This section presents a system framework of traffic flow real-time prediction and proposes a traffic data preprocessing model, LSTM model and Cost–Loss balanced model. The quantitative analysis of the factors that can affect the prediction results in the model is also discussed in this section. The notations used in this section are described in Table 1.

3.1. System Architecture

In the section of System Architecture, we delve into the logical relationships among these sub-models, aiming to achieve dynamic traffic flow prediction. As shown in Figure 1, the system contains three processes during the traffic flow prediction, i.e., the traffic flow analysis based on real-time information acquisition, the offline analysis to determine the training factors, and the online prediction for traffic flow. We assume that the traffic flow data is obtained via V2V and V2R communication in VANETs [[16]], which depends on our previous work [[17], [19]]. The on-board unit (OBU) on vehicles enables V2V communication with other vehicles on the road segment and V2R communication with RSUs at intersections. The OBU records vehicle information like ID, position, and real-time speed. By obtaining real-time information about subsequent road segments from RSUs via V2R communication, the vehicle estimates travel time based on its recorded real-time speed. This information is relayed along the road segment until a relay vehicle enters the RSU communication range at intersections, allowing the RSU to receive real-time traffic information through V2R communication. The messages including the traffic flow data can be acquired and shared during vehicles and RSUs via the multi-hop and carry-and-forward transmission technology in VANETs. We obtain the traffic flow and speed information in unit time by the RSU (roadside unit) [[20]] and form the data set.
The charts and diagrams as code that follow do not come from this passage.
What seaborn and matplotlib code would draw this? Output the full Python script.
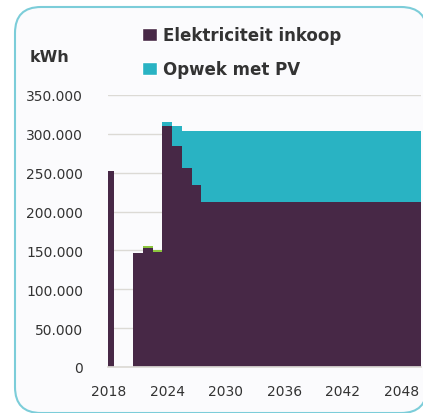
import numpy as np
import pandas as pd
import matplotlib
matplotlib.use("Agg")
import matplotlib.pyplot as plt
import seaborn as sns
from matplotlib.patches import Patch, FancyBboxPatch
from matplotlib.ticker import FuncFormatter
from matplotlib.transforms import IdentityTransform

# data
jaren = [str(j) for j in range(2018, 2051)]
inkoop = [252000, 0, 0, 147000, 153000, 148000, 310000, 285000, 256000, 234000] + [212000] * 23
opwek_pv = [0, 0, 0, 0, 0, 0, 5000, 25000, 48000, 70000] + [92000] * 23
overig = [0, 0, 0, 0, 2500, 2500, 0, 0, 0, 0] + [0] * 23

PAARS = '#472846'
CYAAN = '#29b3c3'
GROEN = '#8dc63f'
TEKST = '#333333'

df = pd.DataFrame({'jaar': jaren, 'inkoop': inkoop, 'pv': opwek_pv, 'overig': overig})
df['top_pv'] = df['inkoop'] + df['pv']
df['top_all'] = df['top_pv'] + df['overig']

sns.set_theme(style='white')
plt.rcParams['font.family'] = ['DejaVu Sans']

fig = plt.figure(figsize=(4.23, 4.14), dpi=100)
fig.patch.set_facecolor('white')

# afgeronde kader
kader = FancyBboxPatch((15, 0), 412, 406, boxstyle='round,pad=0,rounding_size=26',
                       transform=IdentityTransform(), facecolor='#fbfbfd',
                       edgecolor='#7ccdd9', linewidth=1.5, zorder=-5)
fig.patches.append(kader)

ax = fig.add_axes([108 / 423, 46 / 414, 313 / 423, 272 / 414])
ax.patch.set_alpha(0)
ax.set_zorder(2)

# gestapelde balken via overlap
sns.barplot(data=df, x='jaar', y='top_all', color=GROEN, width=1, saturation=1, linewidth=0, ax=ax, zorder=2)
sns.barplot(data=df, x='jaar', y='top_pv', color=CYAAN, width=1, saturation=1, linewidth=0, ax=ax, zorder=2)
sns.barplot(data=df, x='jaar', y='inkoop', color=PAARS, width=1, saturation=1, linewidth=0, ax=ax, zorder=2)

ax.set_xlim(-0.09, 32.04)
ax.set_ylim(0, 350000)
ax.set_yticks(np.arange(0, 350001, 50000))
ax.yaxis.set_major_formatter(FuncFormatter(lambda v, p: f"{int(v):,}".replace(',', '.')))
ax.set_xticks(range(0, len(jaren), 6))
ax.set_xticklabels(jaren[::6])
ax.set_xlabel('')
ax.set_ylabel('')

ax.grid(axis='y', color='#dcdad5', linewidth=1)
ax.set_axisbelow(True)
ax.xaxis.set_zorder(3)
for s in ['left', 'right', 'top']:
    ax.spines[s].set_visible(False)
ax.spines['bottom'].set_color('#dcdad5')
ax.spines['bottom'].set_zorder(3)

ax.tick_params(axis='y', length=0, pad=18, labelsize=10, labelcolor=TEKST)
ax.tick_params(axis='x', direction='in', length=4, color='#b8aab8', pad=12, labelsize=10, labelcolor=TEKST)

fig.text(30 / 423, 1 - 58 / 414, 'kWh', fontsize=11.5, fontweight='bold', color=TEKST, va='center', ha='left')

handles = [Patch(facecolor=PAARS, label='Elektriciteit inkoop'),
           Patch(facecolor=CYAAN, label='Opwek met PV')]
leg = fig.legend(handles=handles, loc='upper left', bbox_to_anchor=(134 / 423, 1 - 19 / 414),
                 frameon=False, prop={'size': 12, 'weight': 'bold'}, handlelength=0.85,
                 handleheight=0.85, handletextpad=0.4, labelspacing=0.95, borderpad=0)
for t in leg.get_texts():
    t.set_color(TEKST)

fig.savefig('out.png', dpi=100)
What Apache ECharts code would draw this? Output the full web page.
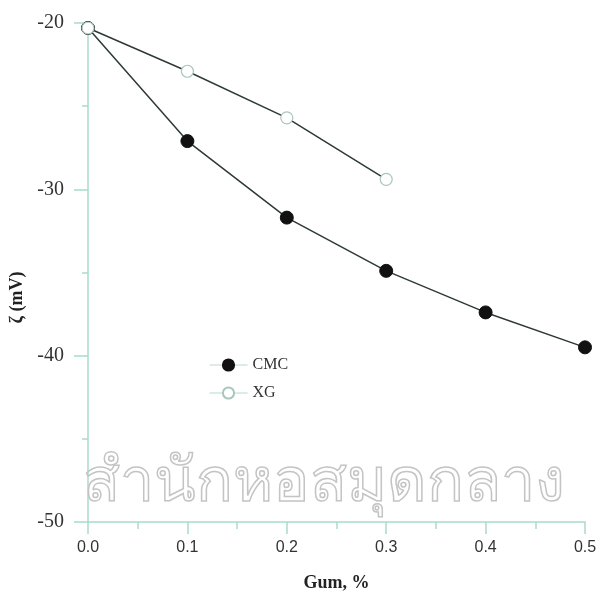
<!DOCTYPE html>
<html><head><meta charset="utf-8">
<script src="https://cdn.jsdelivr.net/npm/echarts@6/dist/echarts.min.js"></script>
<style>html,body{margin:0;padding:0;background:#fff}#c{width:601px;height:597px}</style>
</head><body><div id="c"></div>
<script>
const gumPct = [0.0, 0.1, 0.2, 0.3, 0.4, 0.5];
const cmcZeta = [-20.3, -27.1, -31.7, -34.9, -37.4, -39.5];
const xgGum = [0.0, 0.1, 0.2, 0.3];
const xgZeta = [-20.3, -22.9, -25.7, -29.4];
const seriesNames = ['CMC', 'XG'];

const axisCol = '#a8dccb';
const lineCol = '#2e3a37';
const chart = echarts.init(document.getElementById('c'));
chart.setOption({
  animation: false,
  backgroundColor: '#fff',
  grid: {left: 88, right: 16, top: 23, bottom: 75},
  legend: {
    orient: 'vertical', left: 204, top: 352, itemGap: 12, itemWidth: 38, itemHeight: 14,
    data: seriesNames,
    textStyle: {fontFamily: 'Liberation Serif', fontSize: 16, color: '#333'},
    lineStyle: {color: '#b9d8cf', width: 1}
  },
  xAxis: {
    type: 'value', min: 0, max: 0.5, interval: 0.1,
    name: 'Gum, %', nameLocation: 'middle', nameGap: 52,
    nameTextStyle: {fontFamily: 'Liberation Serif', fontWeight: 'bold', fontSize: 18, color: '#222'},
    axisLine: {lineStyle: {color: axisCol, width: 1.5}},
    axisTick: {inside: false, length: 12, lineStyle: {color: axisCol, width: 1.5}},
    minorTick: {show: true, splitNumber: 2, length: 7, lineStyle: {color: axisCol, width: 1.5}},
    splitLine: {show: false},
    axisLabel: {formatter: v => v.toFixed(1), margin: 18, fontFamily: 'Liberation Sans Narrow, Liberation Sans', fontSize: 16, color: '#333'}
  },
  yAxis: {
    type: 'value', min: -50, max: -20, interval: 10,
    name: 'ζ (mV)', nameLocation: 'middle', nameGap: 56, nameRotate: 90,
    nameTextStyle: {fontFamily: 'Liberation Serif', fontWeight: 'bold', fontSize: 18, color: '#222', padding: [0, 50, 0, 0]},
    axisLine: {lineStyle: {color: axisCol, width: 1.5}},
    axisTick: {inside: false, length: 14, lineStyle: {color: axisCol, width: 1.5}},
    minorTick: {show: true, splitNumber: 2, length: 6, lineStyle: {color: axisCol, width: 1.5}},
    splitLine: {show: false},
    axisLabel: {margin: 24, fontFamily: 'Liberation Serif', fontSize: 20, color: '#333'}
  },
  series: [
    {
      name: 'CMC', type: 'line', data: gumPct.map((g, i) => [g, cmcZeta[i]]),
      symbol: 'circle', symbolSize: 13,
      lineStyle: {color: lineCol, width: 1.5},
      itemStyle: {color: '#111', borderColor: '#111', borderWidth: 1}
    },
    {
      name: 'XG', type: 'line', data: xgGum.map((g, i) => [g, xgZeta[i]]),
      symbol: 'circle', symbolSize: 12,
      lineStyle: {color: lineCol, width: 1.5},
      itemStyle: {color: '#fff', borderColor: '#a9c6be', borderWidth: 1.2}
    }
  ],
  graphic: [
    {
      type: 'text', left: 82, top: 452, z: 100, silent: true,
      style: {text: 'สำนักหอสมุดกลาง', fontFamily: 'Noto Sans, DejaVu Sans', fontSize: 61,
        fill: 'rgba(0,0,0,0)', stroke: '#c4c4c4', lineWidth: 1.5}
    }
  ]
});
</script></body></html>
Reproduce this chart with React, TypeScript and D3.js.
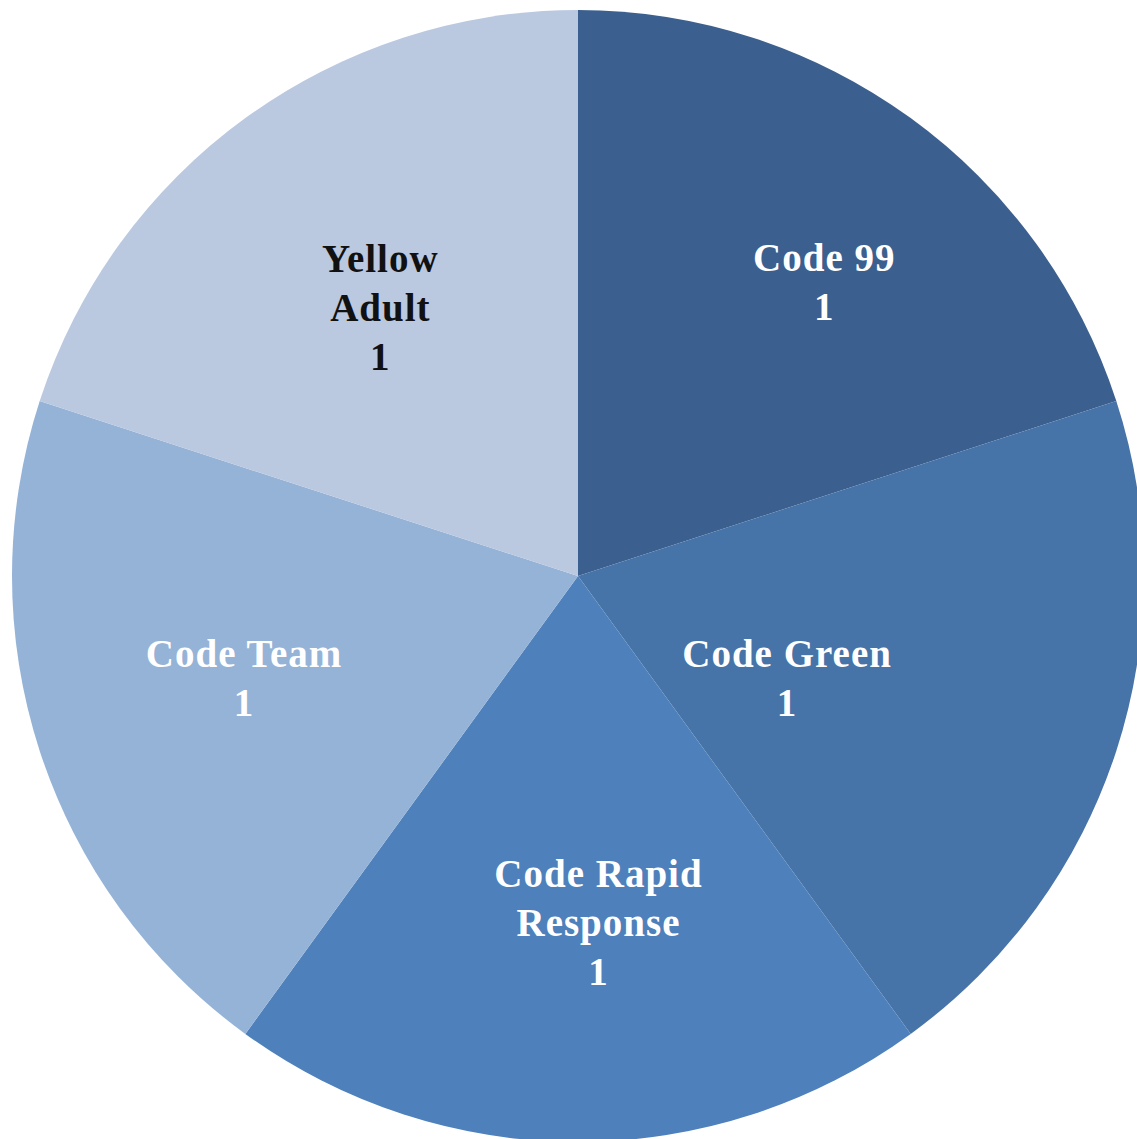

The real-time traffic flow information is obtained by the cameras equipped on the roadside or the flowmeters directly connected to the RSU. The RSUs at the road interactions contain not only cache to store and relay the traffic data, but also a tiny server to complete the calculation and training tasks. Each RSU in the distributed system acquires and trains traffic flow data and hyper-parameters of the road segments it covers, and then, it uploads the results, completing the task in the offline sub-systems. Then, the RSU uploads the nearest cellular base station, which transmits the message to the offline system in the vehicle traffic server to complete the parameter setting of the MVHS-LSTM on the road. When the road segment has the prediction requirement, based on the collected information, the online system in the vehicle traffic server can provide global traffic flow prediction for the road. The paper considers the internal spatial correlation within road segments by incorporating their spatial properties (such as lane number, inter-vehicle distance and vehicle speed) into the matrix Q.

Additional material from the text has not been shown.